With Rudy Giuliani’s campaign tanking all around the country, the Religious Right’s fears about a possible Giuliani victory appear to have been eased and they seem to have moved on from their incessant warnings that they would never support him and would, in fact, actively oppose him.
But just because Giuliani is fading from the picture doesn’t mean that the Right is placated. If anything, some right wing leaders seem to be growing increasingly fearful that another bête noire, John McCain, is emerging as a front-runner:
Paul M. Weyrich, national chairman of Sixty Votes Coalition PAC, says if the November choice is between Hillary Clinton and McCain, he would then look for a third party candidate whom he could back. This is no small matter. Weyrich has only one vote like the rest of us, but many conservatives would at least take his views into consideration when making up their own minds before casting their ballots.
“I will not vote for him [McCain],” Weyrich told this column in an interview. “I can’t” … Weyrich could live with other prospective GOP nominees — in a couple of cases, hopefully gaining some concessions to the conservative position. But McCain — never.

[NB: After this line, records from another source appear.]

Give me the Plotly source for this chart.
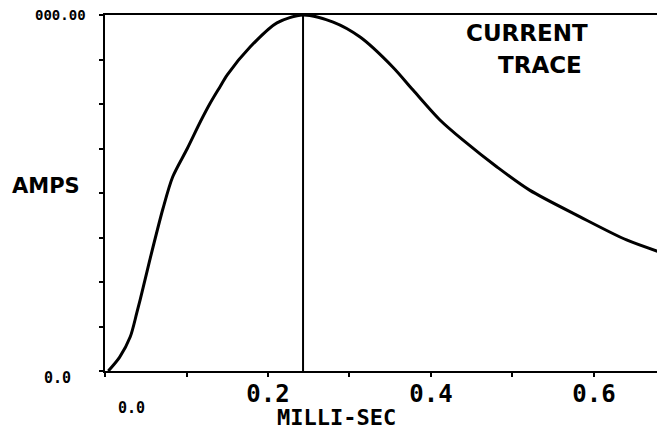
import plotly.graph_objects as go

# current trace (time in ms, current normalised to peak)
time_ms = [0.004, 0.018, 0.031, 0.039, 0.047, 0.055, 0.071, 0.083, 0.101, 0.117,
           0.129, 0.141, 0.150, 0.178, 0.211, 0.243, 0.280, 0.313, 0.353, 0.378,
           0.411, 0.439, 0.481, 0.521, 0.583, 0.640, 0.681]
amps = [0.0, 0.039, 0.096, 0.163, 0.236, 0.312, 0.455, 0.545, 0.625, 0.700,
        0.752, 0.798, 0.832, 0.910, 0.978, 1.0, 0.980, 0.938, 0.854, 0.789,
        0.705, 0.649, 0.573, 0.508, 0.433, 0.368, 0.334]

peak_time = 0.243
x_ticks = [0.0, 0.1, 0.2, 0.3, 0.4, 0.5, 0.6]
x_ticktext = ["", "", "0.2", "", "0.4", "", "0.6"]
y_ticks = [0, 0.125, 0.25, 0.375, 0.5, 0.625, 0.75, 0.875, 1.0]
y_min_label = "0.0"
y_max_label = "000.00"

mono = "DejaVu Sans Mono"
sans = "DejaVu Sans"

fig = go.Figure()
fig.add_trace(go.Scatter(x=time_ms, y=amps, mode="lines",
                         line=dict(color="black", width=3, shape="spline", smoothing=0.8),
                         showlegend=False))
fig.add_vline(x=peak_time, line=dict(color="black", width=2))

fig.update_xaxes(range=[0, 0.681], tickvals=x_ticks, ticktext=x_ticktext,
                 ticks="outside", ticklen=4, tickwidth=2, tickcolor="black",
                 ticklabelstandoff=-4,
                 showline=True, linecolor="black", linewidth=2, mirror=True,
                 showgrid=False, zeroline=False,
                 tickfont=dict(family=mono, size=24, color="black", weight="bold"))
fig.update_yaxes(range=[0, 1.0], tickvals=y_ticks, showticklabels=False,
                 ticks="outside", ticklen=4, tickwidth=2, tickcolor="black",
                 showline=True, linecolor="black", linewidth=2, mirror=True,
                 showgrid=False, zeroline=False)

labels = [
    dict(x=0, y=0, text=y_min_label, xshift=-48, yshift=-7,
         font=dict(family=mono, size=15, color="black", weight="bold")),
    dict(x=0, y=1.0, text=y_max_label, xshift=-45, yshift=0,
         font=dict(family=mono, size=14, color="black", weight="bold")),
    dict(x=0, y=0, text="0.0", xshift=26, yshift=-37,
         font=dict(family=mono, size=15, color="black", weight="bold")),
    dict(x=0, y=0.52, text="AMPS", xshift=-59,
         font=dict(family=sans, size=21, color="black", weight="bold")),
    dict(x=0.284, y=0, text="MILLI-SEC", yshift=-46,
         font=dict(family=mono, size=22, color="black", weight="bold")),
    dict(x=0.518, y=0.949, text="CURRENT",
         font=dict(family=sans, size=23, color="black", weight="bold")),
    dict(x=0.534, y=0.86, text="TRACE",
         font=dict(family=sans, size=23, color="black", weight="bold")),
]
for a in labels:
    fig.add_annotation(xref="x", yref="y", showarrow=False, **a)

# the page body adds an 8px margin, so the figure is sized to fit inside it
fig.update_layout(width=657, height=429,
                  margin=dict(l=97, r=5, t=7, b=66, autoexpand=False),
                  paper_bgcolor="white", plot_bgcolor="white")

fig.write_html("out.html")
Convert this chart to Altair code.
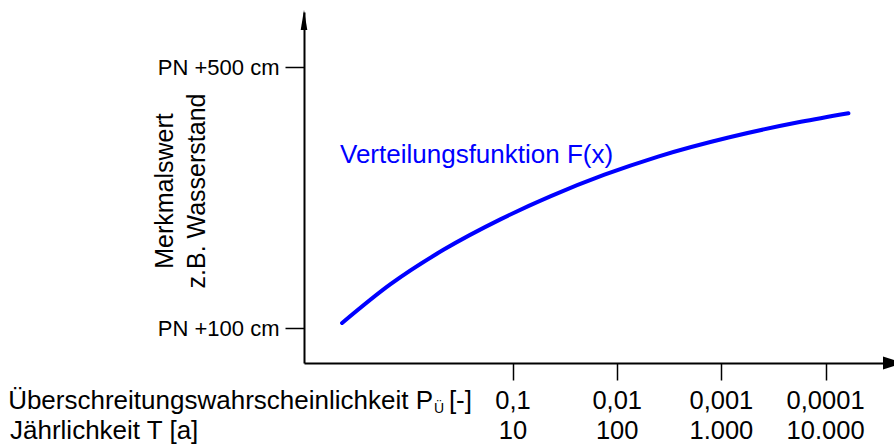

The Right has never much liked or trusted McCain and any possibility of ever winning them over was probably doomed with he called Pat Robertson and Jerry Falwell “agents of intolerance” back in 2000. Of course, that didn’t stop McCain from trying to make nice with many of them this time around, even if his efforts were half-hearted.
But nothing has rankled the Right quite like McCain’s role in the “Gang of 14” and they have never trusted him on the issue of judges in general, despite his pledges to “appoint justices such as Justice Roberts and Justice Alito.”
Some on the Right think they have good reason not to trust McCain on this issue:
Then there is the issue of judicial nominations, a top priority with conservatives. Nothing would improve Mr. McCain’s standing with conservatives more than a forthright restatement of his previously stated view that “one of our greatest problems in America today is justices that legislate from the bench.” Mr. McCain bruised his standing with conservatives on the issue when in 2005 he became a key player in the so-called gang of 14, which derailed an effort to end Democratic filibusters of Bush judicial nominees. More recently, Mr. McCain has told conservatives he would be happy to appoint the likes of Chief Justice John Roberts to the Supreme Court. But he indicated he might draw the line on a Samuel Alito, because “he wore his conservatism on his sleeve.”
The GOP and the Right may have thought they had dodged a bullet with Giuliani’s fading campaign, but with McCain’s rise in the polls, it looks as if they could be right back where they started.